Microburst in Pittsburgh

During the liturgy (which literally means “the work of the people“) we bring our petitions to God. Our prayers, which are represented by incense, rise towards God’s heavenly throne. It is a picture of worship found throughout Scripture. It is found in the description of worship throughout the Old Testament and also in Malachi, at the end of that volume of books, in this a promise:

“Oh, that one of you would shut the temple doors, so that you would not light useless fires on my altar! I am not pleased with you,” says the Lord Almighty, “and I will accept no offering from your hands. My name will be great among the nations, from where the sun rises to where it sets. In every place incense and pure offerings will be brought to me, because my name will be great among the nations,” says the Lord Almighty. (Malachi 1:10‭-‬11 NIV)

Of course, we know that Jesus brought a permanent end to temple worship in Jerusalem. The old temple was destroyed in 70 AD, as Jesus had prophesied would happen in the generation to which he spoke (Luke 21:5-32), and now the promise of Malachi is fulfilled in the church which has been founded by Christ. We have become the new temple, the Spirit of God dwells in us, and worship in every place. It is the church that offers incense and pure offerings and makes God’s name great among the nations.

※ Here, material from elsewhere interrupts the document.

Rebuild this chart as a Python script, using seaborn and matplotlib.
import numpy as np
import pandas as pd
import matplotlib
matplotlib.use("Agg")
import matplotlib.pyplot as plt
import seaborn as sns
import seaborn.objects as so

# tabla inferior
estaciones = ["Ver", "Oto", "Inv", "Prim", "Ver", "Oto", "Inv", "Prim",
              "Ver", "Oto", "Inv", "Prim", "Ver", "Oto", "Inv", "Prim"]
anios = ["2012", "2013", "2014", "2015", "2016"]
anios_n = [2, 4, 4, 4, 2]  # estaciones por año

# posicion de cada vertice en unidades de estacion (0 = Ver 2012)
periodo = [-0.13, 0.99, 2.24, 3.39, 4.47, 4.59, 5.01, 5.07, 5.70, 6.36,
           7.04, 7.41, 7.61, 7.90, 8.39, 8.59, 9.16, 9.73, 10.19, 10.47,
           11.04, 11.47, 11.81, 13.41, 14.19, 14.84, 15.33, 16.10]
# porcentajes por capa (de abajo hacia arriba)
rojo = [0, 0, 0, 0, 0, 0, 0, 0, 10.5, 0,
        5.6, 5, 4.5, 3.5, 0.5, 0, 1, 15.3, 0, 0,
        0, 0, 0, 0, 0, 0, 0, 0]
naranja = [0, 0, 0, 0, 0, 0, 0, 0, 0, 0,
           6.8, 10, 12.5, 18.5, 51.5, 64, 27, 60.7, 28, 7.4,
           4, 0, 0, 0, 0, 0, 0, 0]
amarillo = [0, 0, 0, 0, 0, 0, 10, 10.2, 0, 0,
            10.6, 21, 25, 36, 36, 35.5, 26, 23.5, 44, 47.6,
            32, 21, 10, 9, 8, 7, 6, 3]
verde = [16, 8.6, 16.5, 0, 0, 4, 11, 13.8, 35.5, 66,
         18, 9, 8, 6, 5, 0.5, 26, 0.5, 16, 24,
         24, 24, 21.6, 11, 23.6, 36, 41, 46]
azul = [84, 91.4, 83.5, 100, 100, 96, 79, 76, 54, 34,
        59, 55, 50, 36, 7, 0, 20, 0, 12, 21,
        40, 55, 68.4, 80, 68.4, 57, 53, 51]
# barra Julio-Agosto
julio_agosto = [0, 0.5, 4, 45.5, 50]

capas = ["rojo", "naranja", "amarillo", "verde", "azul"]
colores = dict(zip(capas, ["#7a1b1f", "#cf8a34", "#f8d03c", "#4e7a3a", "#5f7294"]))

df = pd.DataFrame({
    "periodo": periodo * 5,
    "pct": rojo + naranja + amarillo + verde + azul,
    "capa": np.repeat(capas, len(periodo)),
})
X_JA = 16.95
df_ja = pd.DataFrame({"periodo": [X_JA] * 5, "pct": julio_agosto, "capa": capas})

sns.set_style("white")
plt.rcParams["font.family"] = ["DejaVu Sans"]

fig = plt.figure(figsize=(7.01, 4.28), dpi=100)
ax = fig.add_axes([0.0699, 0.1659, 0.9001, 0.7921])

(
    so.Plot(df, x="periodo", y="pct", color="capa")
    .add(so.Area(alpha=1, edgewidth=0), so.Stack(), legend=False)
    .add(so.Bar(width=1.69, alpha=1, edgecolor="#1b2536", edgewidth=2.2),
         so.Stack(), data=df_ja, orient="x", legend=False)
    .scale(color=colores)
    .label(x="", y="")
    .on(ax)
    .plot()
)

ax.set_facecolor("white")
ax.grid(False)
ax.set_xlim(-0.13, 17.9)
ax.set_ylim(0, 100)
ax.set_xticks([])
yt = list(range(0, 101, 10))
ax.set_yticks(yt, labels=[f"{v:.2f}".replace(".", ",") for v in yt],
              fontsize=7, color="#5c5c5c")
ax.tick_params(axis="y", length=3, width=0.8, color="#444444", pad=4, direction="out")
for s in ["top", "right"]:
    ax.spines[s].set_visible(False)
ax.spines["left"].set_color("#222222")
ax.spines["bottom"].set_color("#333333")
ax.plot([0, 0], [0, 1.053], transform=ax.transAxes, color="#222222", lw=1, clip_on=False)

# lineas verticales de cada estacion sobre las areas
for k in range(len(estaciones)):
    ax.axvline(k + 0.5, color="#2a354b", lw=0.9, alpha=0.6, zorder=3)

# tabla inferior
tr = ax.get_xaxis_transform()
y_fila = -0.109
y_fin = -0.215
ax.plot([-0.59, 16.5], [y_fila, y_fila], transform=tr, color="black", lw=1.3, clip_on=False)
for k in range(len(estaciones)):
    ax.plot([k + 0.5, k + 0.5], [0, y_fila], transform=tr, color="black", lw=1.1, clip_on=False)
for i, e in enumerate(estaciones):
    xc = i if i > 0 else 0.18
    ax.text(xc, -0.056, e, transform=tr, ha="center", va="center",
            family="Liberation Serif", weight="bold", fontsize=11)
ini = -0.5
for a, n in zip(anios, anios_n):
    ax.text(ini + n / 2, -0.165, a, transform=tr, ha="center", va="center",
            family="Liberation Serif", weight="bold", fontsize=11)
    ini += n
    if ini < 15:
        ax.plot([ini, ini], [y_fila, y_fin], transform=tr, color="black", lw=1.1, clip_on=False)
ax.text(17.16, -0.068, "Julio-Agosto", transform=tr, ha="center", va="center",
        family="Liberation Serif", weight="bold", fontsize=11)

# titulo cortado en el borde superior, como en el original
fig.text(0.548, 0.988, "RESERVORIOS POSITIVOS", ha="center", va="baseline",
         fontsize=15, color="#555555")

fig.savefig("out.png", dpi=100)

It is a picture of heaven found in the last book of the New Testament:

Another angel, who had a golden censer, came and stood at the altar. He was given much incense to offer, with the prayers of all God’s people, on the golden altar in front of the throne. The smoke of the incense, together with the prayers of God’s people, went up before God from the angel’s hand. (Revelation 8:3‭-‬4 NIV)

Our prayers go up, with a sweet savor of incense, for the country we live in, for the city we are in and every city and land, for favorable weather, an abundance of fruit and peaceful times, for those traveling by land, sea, and air (also through space), for deliverance from affliction, wrath, danger and necessity, and asking “Lord have mercy” after each petition led by the priest. These prayers go up, culminating with the Holy Oblation, the blessing of the Precious Gifts, and we sing:

Holy, holy, holy, Lord of Sabaoth; heaven and earth are full of your glory. Hosanna in the highest. Blessed is he who comes in the name of the Lord. Hosanna in the highest.

Those words a combination of the hymn of the Seraphim (Isaiah 6:3, Revelation 4:8) and the words of the crowd called out when Jesus made his triumphant entry to Jerusalem. It is in anticipation of what is to come. Our prayers go up and God pours out his mercies through the body and blood of Jesus, through the life of Spirit as it was foretold in the book of Joel:

And afterward, I will pour out my Spirit on all people. Your sons and daughters will prophesy, your old men will dream dreams, your young men will see visions. (Joel 2:28 NIV)

Peter quotes this on the day of Pentecost, in Acts 2, to explain the miraculous things happening then and that continues in us today as well. It is through Communion, our partaking of the body of Christ together, that we can be filled with the Spirit and flow out into the world. The life of the church comes through our Communion with each other and with God. This is the picture of what happens next:

A fountain will flow out of the Lord’s house and will water the valley of acacias. (Joel 3:18b NIV)

From what I’ve read, the “valley of acacias” was a dry and barren place.

Looks like it too:

That is the world, people are thirsty for spiritual life and to be watered by the fountain of truth. It is in our Communing with God (and being anointed with oil) that we have a cup that runs over (Psalm 23) that brings life and healing to those whom we touch. We, as those in Communion with Christ and his Church, are the Lord’s house, we are “God’s temple” (1 Cor. 3:16) and our “body is the temple of God” (1 Cor. 6:19) and, therefore, we are the fountain of life in the world.